(Exercise description) Among the entries that follow, locate the line with "Emit a web page" and the line with "const xTicks = [1, 3, 5, 7, 9, 11, 13, 15];". Output those lines and all lines in between, exactly, minus the pictures.

-- Start of Source data --

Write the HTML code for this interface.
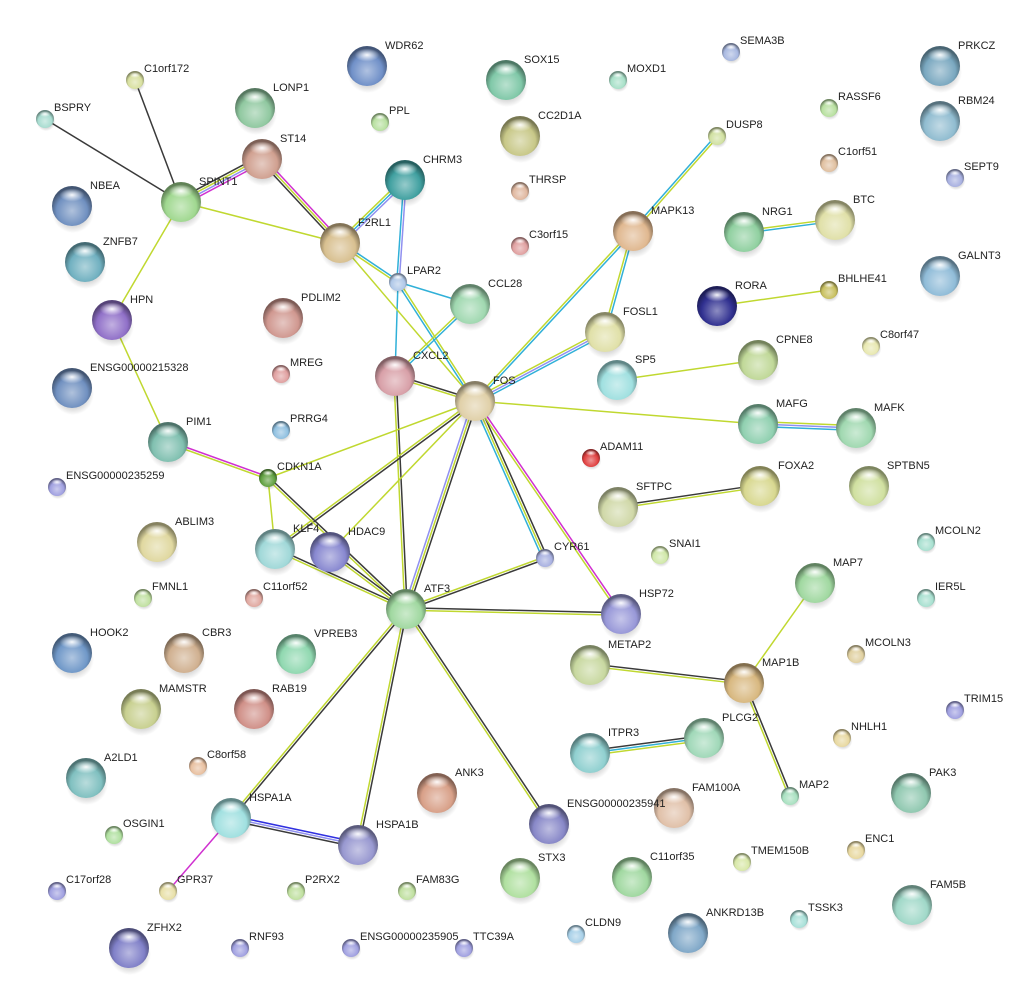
<!DOCTYPE html>
<html><head><meta charset="utf-8"><style>
html,body{margin:0;padding:0;background:#fff;width:1025px;height:993px;overflow:hidden}
svg text{font-family:"Liberation Sans",sans-serif;font-size:11px;fill:#222}
</style></head><body>
<svg id="s" width="1025" height="993" xmlns="http://www.w3.org/2000/svg"><defs id="d"></defs><g id="e"></g><g id="n"></g></svg>
<script>
var N={
"C1orf172":[135,80,9,"#d8e0a0"],"BSPRY":[45,119,9,"#a8dcd0"],"WDR62":[367,66,20,"#7090c8"],"LONP1":[255,108,20,"#90c8a0"],
"PPL":[380,122,9,"#b8e0a0"],"SOX15":[506,80,20,"#80c8a8"],"MOXD1":[618,80,9,"#a8e0c8"],"SEMA3B":[731,52,9,"#a8b8e0"],
"PRKCZ":[940,66,20,"#7aa8c0"],"RASSF6":[829,108,9,"#b8e0a0"],"RBM24":[940,121,20,"#90bcd0"],"CC2D1A":[520,136,20,"#c8c888"],
"DUSP8":[717,136,9,"#d0e0a0"],"C1orf51":[829,163,9,"#e0c0a0"],"SEPT9":[955,178,9,"#a8b0e0"],"ST14":[262,159,20,"#d0a090"],
"CHRM3":[405,180,20,"#40a0a0"],"THRSP":[520,191,9,"#e0b8a0"],"NBEA":[72,206,20,"#7090c0"],"SPINT1":[181,202,20,"#a0d890"],
"F2RL1":[340,243,20,"#d8c090"],"MAPK13":[633,231,20,"#e0b890"],"NRG1":[744,232,20,"#90d0a0"],"BTC":[835,220,20,"#e0e0a8"],
"GALNT3":[940,276,20,"#90bcd8"],"ZNFB7":[85,262,20,"#70b0c0"],"C3orf15":[520,246,9,"#e0a0a0"],"LPAR2":[398,282,9,"#b0c8e8"],
"CCL28":[470,304,20,"#a0d8b0"],"RORA":[717,306,20,"#303090"],"BHLHE41":[829,290,9,"#c8c060"],"HPN":[112,320,20,"#9070c8"],
"PDLIM2":[283,318,20,"#d09890"],"FOSL1":[605,332,20,"#e0e0a8"],"C8orf47":[871,346,9,"#e8e8b0"],"CPNE8":[758,360,20,"#c0d898"],
"ENSG00000215328":[72,388,20,"#7090c0"],"MREG":[281,374,9,"#e0a0a0"],"CXCL2":[395,376,20,"#d8a0a8"],"SP5":[617,380,20,"#a0e0e0"],
"FOS":[475,401,20,"#e0d0a8"],"MAFG":[758,424,20,"#90d0b0"],"MAFK":[856,428,20,"#a0d8b0"],"PIM1":[168,442,20,"#80c0b0"],
"PRRG4":[281,430,9,"#90c0e0"],"ADAM11":[591,458,9,"#e04040"],"CDKN1A":[268,478,9,"#60a040"],"ENSG00000235259":[57,487,9,"#a0a0e0"],
"FOXA2":[760,486,20,"#d8d890"],"SPTBN5":[869,486,20,"#d0e0a0"],"SFTPC":[618,507,20,"#d0d8a8"],"ABLIM3":[157,542,20,"#e0d8a0"],
"KLF4":[275,549,20,"#a0d8d8"],"HDAC9":[330,552,20,"#8888d0"],"MCOLN2":[926,542,9,"#a8e0d0"],"SNAI1":[660,555,9,"#d0e8a8"],
"CYR61":[545,558,9,"#a8b0e0"],"MAP7":[815,583,20,"#a0d8a0"],"FMNL1":[143,598,9,"#c0e0a0"],"C11orf52":[254,598,9,"#e0a8a0"],
"IER5L":[926,598,9,"#a8e0d0"],"ATF3":[406,609,20,"#a0d8a0"],"HSP72":[621,614,20,"#9898d8"],"HOOK2":[72,653,20,"#7098c8"],
"CBR3":[184,653,20,"#d0b090"],"VPREB3":[296,654,20,"#90d8b0"],"METAP2":[590,665,20,"#c8d8a0"],"MCOLN3":[856,654,9,"#e0d0a0"],
"MAP1B":[744,683,20,"#d8b880"],"MAMSTR":[141,709,20,"#c8d090"],"RAB19":[254,709,20,"#d09088"],"TRIM15":[955,710,9,"#a0a0e0"],
"NHLH1":[842,738,9,"#e8d8a0"],"ITPR3":[590,753,20,"#90d0d0"],"PLCG2":[704,738,20,"#a0d8b8"],"A2LD1":[86,778,20,"#80c0c0"],
"C8orf58":[198,766,9,"#e8c0a0"],"MAP2":[790,796,9,"#a8e0c0"],"PAK3":[911,793,20,"#90c8b0"],"ANK3":[437,793,20,"#d8a088"],
"FAM100A":[674,808,20,"#e0c0a8"],"HSPA1A":[231,818,20,"#a0e0e0"],"OSGIN1":[114,835,9,"#b0e0a0"],"ENSG00000235941":[549,824,20,"#8888c8"],
"HSPA1B":[358,845,20,"#9898d0"],"TMEM150B":[742,862,9,"#d8e8a8"],"ENC1":[856,850,9,"#e8d8a0"],"C11orf35":[632,877,20,"#a0d8a0"],
"STX3":[520,878,20,"#b0e0a0"],"C17orf28":[57,891,9,"#a0a0e0"],"GPR37":[168,891,9,"#e8e0a8"],"P2RX2":[296,891,9,"#c0e0a0"],
"FAM83G":[407,891,9,"#c0e0a0"],"FAM5B":[912,905,20,"#a0d8c8"],"TSSK3":[799,919,9,"#a8e0d8"],"ANKRD13B":[688,933,20,"#80a8c8"],
"CLDN9":[576,934,9,"#a8d0e8"],"ZFHX2":[129,948,20,"#8080c8"],"RNF93":[240,948,9,"#a0a0e0"],"ENSG00000235905":[351,948,9,"#a0a0e0"],
"TTC39A":[464,948,9,"#a0a0e0"]};
var K="#3a3a3a",Y="#c0d830",C="#30b0d8",M="#d030d0",B="#3030e0",P="#9090f0";
var E=[["C1orf172","SPINT1",[K]],["BSPRY","SPINT1",[K]],["ST14","SPINT1",[M,P,Y,K]],["ST14","F2RL1",[M,Y,K]],
["SPINT1","F2RL1",[Y]],["SPINT1","HPN",[Y]],["HPN","PIM1",[Y]],["PIM1","CDKN1A",[M,Y]],
["F2RL1","CHRM3",[Y,C,P]],["CHRM3","LPAR2",[P,C]],["F2RL1","LPAR2",[C,Y]],["LPAR2","CXCL2",[C]],["LPAR2","CCL28",[C]],
["LPAR2","FOS",[Y,C]],["F2RL1","FOS",[Y]],["CCL28","CXCL2",[C,Y]],["CXCL2","FOS",[K,Y]],["CXCL2","ATF3",[K,Y]],
["MAPK13","DUSP8",[C,Y]],["MAPK13","FOS",[C,Y]],["MAPK13","FOSL1",[C,Y]],["FOSL1","FOS",[C,P,Y]],
["NRG1","BTC",[Y,C]],["RORA","BHLHE41",[Y]],["SP5","CPNE8",[Y]],["FOS","MAFG",[Y]],["MAFG","MAFK",[Y,P,C]],
["FOS","CDKN1A",[Y]],["FOS","KLF4",[K,Y]],["FOS","HDAC9",[Y]],["FOS","ATF3",[K,Y,P]],["FOS","CYR61",[K,Y,C]],
["FOS","HSP72",[M,Y]],["CDKN1A","KLF4",[Y]],["CDKN1A","ATF3",[K,Y]],["KLF4","ATF3",[K,Y]],["HDAC9","ATF3",[K,Y]],
["CYR61","ATF3",[K,Y]],["ATF3","HSP72",[K,Y]],["ATF3","HSPA1A",[K,Y]],["ATF3","HSPA1B",[K,Y]],["ATF3","ENSG00000235941",[K,Y]],
["HSPA1A","HSPA1B",[B,P,K]],["HSPA1A","GPR37",[M]],["SFTPC","FOXA2",[K,Y]],["MAP7","MAP1B",[Y]],["METAP2","MAP1B",[K,Y]],
["MAP1B","MAP2",[K,Y]],["ITPR3","PLCG2",[K,C,Y]]];
var ns="http://www.w3.org/2000/svg";
function el(t,a,p){var e=document.createElementNS(ns,t);for(var k in a)e.setAttribute(k,a[k]);p.appendChild(e);return e}
function mix(h,c,f){var r=parseInt(h.substr(1,2),16),g=parseInt(h.substr(3,2),16),b=parseInt(h.substr(5,2),16);
var q=parseInt(c.substr(1,2),16),w=parseInt(c.substr(3,2),16),z=parseInt(c.substr(5,2),16);
return "rgb("+Math.round(r+(q-r)*f)+","+Math.round(g+(w-g)*f)+","+Math.round(b+(z-b)*f)+")"}
var eg=document.getElementById("e"),ng=document.getElementById("n"),d=document.getElementById("d");
E.forEach(function(x){var a=N[x[0]],b=N[x[1]],dx=b[0]-a[0],dy=b[1]-a[1],L=Math.hypot(dx,dy),nx=-dy/L,ny=dx/L,n=x[2].length;
x[2].forEach(function(c,i){var o=(i-(n-1)/2)*2.4;el("line",{x1:a[0]+nx*o,y1:a[1]+ny*o,x2:b[0]+nx*o,y2:b[1]+ny*o,stroke:c,"stroke-width":1.5},eg)})});
el("radialGradient",{id:"hl",cx:"50%",cy:"50%",r:"50%"},d).innerHTML='<stop offset="0" stop-color="#fff" stop-opacity="0.95"/><stop offset="1" stop-color="#fff" stop-opacity="0"/>';
el("radialGradient",{id:"sh",cx:"50%",cy:"50%",r:"50%"},d).innerHTML='<stop offset="0.6" stop-color="#000" stop-opacity="0.18"/><stop offset="1" stop-color="#000" stop-opacity="0"/>';
var i=0;
for(var k in N){var v=N[k],x=v[0],y=v[1],r=v[2],c=v[3],id="g"+(i++);
var g=el("radialGradient",{id:id,cx:"50%",cy:"62%",r:"55%"},d);
g.innerHTML='<stop offset="0" stop-color="'+mix(c,"#ffffff",0.45)+'"/><stop offset="0.7" stop-color="'+c+'"/><stop offset="1" stop-color="'+mix(c,"#000000",0.4)+'"/>';
el("ellipse",{cx:x+1,cy:y+r*0.3,rx:r*1.05,ry:r*1.05,fill:"url(#sh)"},ng);
el("circle",{cx:x,cy:y,r:r,fill:"url(#"+id+")"},ng);
el("ellipse",{cx:x,cy:y-r*0.55,rx:r*0.62,ry:r*0.33,fill:"url(#hl)"},ng);
var t=el("text",{x:x+(r>10?18:9),y:y-(r>10?17:8)},ng);t.textContent=k;}
</script>
</body></html>
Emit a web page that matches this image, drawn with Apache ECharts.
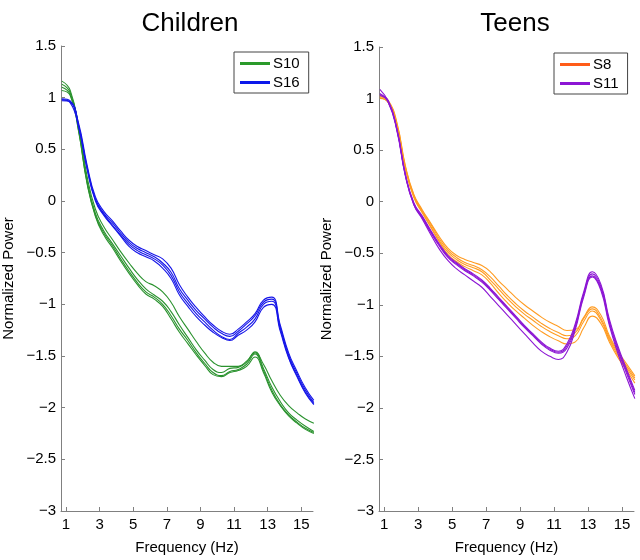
<!DOCTYPE html>
<html>
<head>
<meta charset="utf-8">
<script src="https://cdn.jsdelivr.net/npm/echarts@6/dist/echarts.min.js"></script>
<style>
  html, body { margin: 0; padding: 0; background: #fff; }
  #main { width: 640px; height: 560px; }
</style>
</head>
<body>
<div id="main"></div>
<script>
// frequency grid (Hz), shared by every curve
const freqs = [0.75, 1.25, 1.75, 2.25, 2.75, 3.25, 3.75, 4.25, 4.75, 5.25, 5.75,
  6.25, 6.75, 7.25, 7.75, 8.25, 8.75, 9.25, 9.75, 10.25, 10.75, 11.25, 11.75,
  12.25, 12.75, 13.25, 13.75, 14.25, 14.75, 15.25, 15.75];

const xTicks = [1, 3, 5, 7, 9, 11, 13, 15];

// Children: S10 (green)
const s10a = [1.10, 1.03, 0.73, 0.24, -0.08, -0.25, -0.37, -0.49, -0.60, -0.70, -0.78, -0.82, -0.88, -0.98, -1.12, -1.24, -1.36, -1.47, -1.56, -1.60, -1.60, -1.60, -1.55, -1.47, -1.58, -1.74, -1.88, -1.98, -2.05, -2.11, -2.15];
const s10b = [1.16, 1.07, 0.70, 0.20, -0.12, -0.29, -0.41, -0.53, -0.65, -0.76, -0.85, -0.91, -0.97, -1.07, -1.20, -1.32, -1.44, -1.54, -1.63, -1.66, -1.62, -1.61, -1.56, -1.46, -1.62, -1.80, -1.94, -2.05, -2.12, -2.18, -2.23];
const s10c = [1.13, 1.05, 0.68, 0.18, -0.14, -0.31, -0.43, -0.56, -0.68, -0.79, -0.88, -0.93, -1.00, -1.11, -1.24, -1.35, -1.47, -1.57, -1.66, -1.69, -1.65, -1.63, -1.58, -1.48, -1.64, -1.83, -1.97, -2.07, -2.14, -2.20, -2.24];
const s10d = [1.07, 1.02, 0.67, 0.17, -0.15, -0.33, -0.45, -0.58, -0.70, -0.81, -0.90, -0.95, -1.02, -1.14, -1.27, -1.38, -1.49, -1.59, -1.68, -1.70, -1.66, -1.64, -1.60, -1.51, -1.66, -1.85, -1.98, -2.08, -2.15, -2.21, -2.25];

// Children: S16 (blue)
const s16a = [0.98, 0.96, 0.75, 0.35, 0.04, -0.10, -0.19, -0.29, -0.38, -0.44, -0.48, -0.52, -0.56, -0.65, -0.81, -0.93, -1.03, -1.12, -1.20, -1.26, -1.29, -1.24, -1.17, -1.09, -0.96, -0.93, -1.20, -1.47, -1.65, -1.81, -1.93];
const s16b = [0.99, 0.97, 0.73, 0.33, 0.02, -0.12, -0.21, -0.31, -0.40, -0.46, -0.50, -0.54, -0.60, -0.69, -0.85, -0.96, -1.06, -1.14, -1.22, -1.28, -1.31, -1.26, -1.19, -1.11, -0.98, -0.95, -1.22, -1.49, -1.67, -1.83, -1.95];
const s16c = [0.97, 0.96, 0.72, 0.32, 0.01, -0.13, -0.23, -0.33, -0.42, -0.48, -0.52, -0.56, -0.62, -0.72, -0.88, -0.99, -1.09, -1.17, -1.25, -1.31, -1.34, -1.28, -1.22, -1.14, -1.00, -0.97, -1.24, -1.51, -1.69, -1.85, -1.96];
const s16d = [0.98, 0.95, 0.71, 0.31, 0.00, -0.14, -0.24, -0.34, -0.44, -0.50, -0.54, -0.58, -0.65, -0.75, -0.91, -1.02, -1.12, -1.20, -1.27, -1.32, -1.35, -1.30, -1.25, -1.17, -1.03, -1.00, -1.26, -1.52, -1.70, -1.86, -1.97];

// Teens: S8 (orange)
const s8a = [1.03, 0.98, 0.77, 0.35, 0.07, -0.08, -0.21, -0.34, -0.45, -0.52, -0.56, -0.59, -0.62, -0.68, -0.77, -0.85, -0.93, -1.00, -1.06, -1.12, -1.17, -1.21, -1.25, -1.24, -1.12, -1.02, -1.10, -1.30, -1.45, -1.57, -1.69];
const s8b = [1.02, 0.97, 0.76, 0.34, 0.06, -0.09, -0.22, -0.36, -0.47, -0.54, -0.59, -0.62, -0.66, -0.73, -0.82, -0.91, -0.99, -1.06, -1.12, -1.18, -1.23, -1.27, -1.30, -1.27, -1.13, -1.04, -1.13, -1.32, -1.47, -1.59, -1.71];
const s8c = [1.01, 0.96, 0.74, 0.33, 0.05, -0.10, -0.24, -0.38, -0.49, -0.56, -0.61, -0.64, -0.68, -0.76, -0.85, -0.94, -1.02, -1.09, -1.15, -1.21, -1.26, -1.30, -1.33, -1.30, -1.16, -1.06, -1.15, -1.34, -1.49, -1.61, -1.73];
const s8d = [1.00, 0.96, 0.73, 0.32, 0.04, -0.11, -0.25, -0.39, -0.51, -0.58, -0.63, -0.67, -0.71, -0.79, -0.89, -0.98, -1.06, -1.13, -1.20, -1.26, -1.31, -1.35, -1.38, -1.36, -1.22, -1.11, -1.18, -1.36, -1.51, -1.63, -1.76];

// Teens: S11 (purple)
const s11a = [1.09, 0.97, 0.71, 0.27, -0.01, -0.14, -0.28, -0.41, -0.52, -0.59, -0.65, -0.70, -0.76, -0.84, -0.93, -1.02, -1.11, -1.20, -1.28, -1.36, -1.42, -1.45, -1.38, -1.18, -0.87, -0.68, -0.80, -1.14, -1.40, -1.62, -1.83];
const s11b = [1.04, 0.98, 0.70, 0.26, -0.02, -0.15, -0.29, -0.42, -0.53, -0.60, -0.66, -0.71, -0.77, -0.85, -0.94, -1.03, -1.12, -1.21, -1.29, -1.37, -1.43, -1.46, -1.40, -1.20, -0.89, -0.70, -0.82, -1.16, -1.42, -1.64, -1.85];
const s11c = [1.05, 0.96, 0.69, 0.25, -0.03, -0.16, -0.30, -0.43, -0.54, -0.61, -0.67, -0.72, -0.78, -0.86, -0.95, -1.04, -1.13, -1.22, -1.30, -1.38, -1.44, -1.47, -1.42, -1.22, -0.90, -0.72, -0.84, -1.18, -1.44, -1.66, -1.87];
const s11d = [1.03, 0.97, 0.70, 0.26, -0.03, -0.17, -0.32, -0.46, -0.57, -0.65, -0.71, -0.77, -0.83, -0.92, -1.01, -1.10, -1.19, -1.28, -1.37, -1.45, -1.50, -1.53, -1.46, -1.24, -0.92, -0.73, -0.86, -1.20, -1.47, -1.70, -1.91];

const FONT = "'Liberation Sans', Arial, Helvetica, sans-serif";
const AXIS_GREY = '#808080';

const colors = {
  S10: { line: '#2a922e', legend: '#2a9a2a' },
  S16: { line: '#1616e8', legend: '#0c18ea' },
  S8:  { line: '#ff9c22', legend: '#ff5c18' },
  S11: { line: '#8c16d4', legend: '#8c16d4' }
};

const panels = [
  { title: 'Children', subjects: [['S10', [s10a, s10b, s10c, s10d]], ['S16', [s16a, s16b, s16c, s16d]]] },
  { title: 'Teens', subjects: [['S8', [s8a, s8b, s8c, s8d]], ['S11', [s11a, s11b, s11c, s11d]]] }
];

function xAxisFor(i) {
  return {
    type: 'value', gridIndex: i, min: 0.7, max: 15.7,
    name: 'Frequency (Hz)', nameLocation: 'middle', nameGap: 29,
    nameTextStyle: { color: '#000', fontSize: 15, fontFamily: FONT },
    axisLine: { onZero: false, lineStyle: { color: AXIS_GREY, width: 1 } },
    axisTick: { inside: true, length: 4, customValues: xTicks, lineStyle: { color: AXIS_GREY } },
    axisLabel: { customValues: xTicks, color: '#000', fontSize: 15, fontFamily: FONT, margin: 6 },
    splitLine: { show: false }
  };
}

function yAxisFor(i) {
  return {
    type: 'value', gridIndex: i, min: -3, max: 1.5, interval: 0.5,
    name: 'Normalized Power', nameLocation: 'middle', nameGap: 45, nameRotate: 90,
    nameTextStyle: { color: '#000', fontSize: 15, fontFamily: FONT },
    axisLine: { show: true, lineStyle: { color: AXIS_GREY, width: 1 } },
    axisTick: { show: true, inside: true, length: 4, lineStyle: { color: AXIS_GREY } },
    axisLabel: {
      color: '#000', fontSize: 15, fontFamily: FONT, margin: 5,
      formatter: v => String(v).replace('-', '\u2212')
    },
    splitLine: { show: false }
  };
}

const series = [];
panels.forEach((p, i) => {
  p.subjects.forEach(([name, curves]) => {
    curves.forEach(vals => {
      series.push({
        type: 'line', name: name, xAxisIndex: i, yAxisIndex: i,
        data: freqs.map((f, k) => [f, vals[k]]),
        smooth: 0.5, showSymbol: false, symbol: 'none',
        color: colors[name].line,
        lineStyle: { color: colors[name].line, width: 1.1 },
        emphasis: { disabled: true }
      });
    });
  });
});

function legendFor(i, left, top) {
  return {
    orient: 'vertical', left: left, top: top,
    data: panels[i].subjects.map(([name]) => ({
      name: name, icon: 'rect', itemStyle: { color: colors[name].legend }
    })),
    itemWidth: 30, itemHeight: 3, itemGap: 2,
    padding: [3, 9, 2, 6],
    borderColor: '#444', borderWidth: 1, borderRadius: 0,
    backgroundColor: '#fff',
    textStyle: { color: '#000', fontSize: 15, fontFamily: FONT, lineHeight: 17, padding: [0, 0, 0, -2] },
    selectedMode: false
  };
}

const chart = echarts.init(document.getElementById('main'), null, { renderer: 'canvas' });
chart.setOption({
  animation: false,
  backgroundColor: '#fff',
  grid: [
    { left: 58, right: 327, top: 46, bottom: 41 },
    { left: 379, right: 6, top: 47, bottom: 40 }
  ],
  xAxis: [xAxisFor(0), xAxisFor(1)],
  yAxis: [yAxisFor(0), yAxisFor(1)],
  legend: [legendFor(0, 234, 52), legendFor(1, 554, 53)],
  graphic: [
    { type: 'text', x: 190, y: 24, style: { text: panels[0].title, font: '26px ' + FONT, fill: '#000', textAlign: 'center', textVerticalAlign: 'middle' } },
    { type: 'text', x: 515, y: 24, style: { text: panels[1].title, font: '26px ' + FONT, fill: '#000', textAlign: 'center', textVerticalAlign: 'middle' } }
  ],
  series: series
});
</script>
</body>
</html>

-- End of Source data --

(Response)
Emit a web page that matches this image, drawn with Apache ECharts.
<!DOCTYPE html>
<html>
<head>
<meta charset="utf-8">
<script src="https://cdn.jsdelivr.net/npm/echarts@6/dist/echarts.min.js"></script>
<style>
  html, body { margin: 0; padding: 0; background: #fff; }
  #main { width: 640px; height: 560px; }
</style>
</head>
<body>
<div id="main"></div>
<script>
// frequency grid (Hz), shared by every curve
const freqs = [0.75, 1.25, 1.75, 2.25, 2.75, 3.25, 3.75, 4.25, 4.75, 5.25, 5.75,
  6.25, 6.75, 7.25, 7.75, 8.25, 8.75, 9.25, 9.75, 10.25, 10.75, 11.25, 11.75,
  12.25, 12.75, 13.25, 13.75, 14.25, 14.75, 15.25, 15.75];

const xTicks = [1, 3, 5, 7, 9, 11, 13, 15];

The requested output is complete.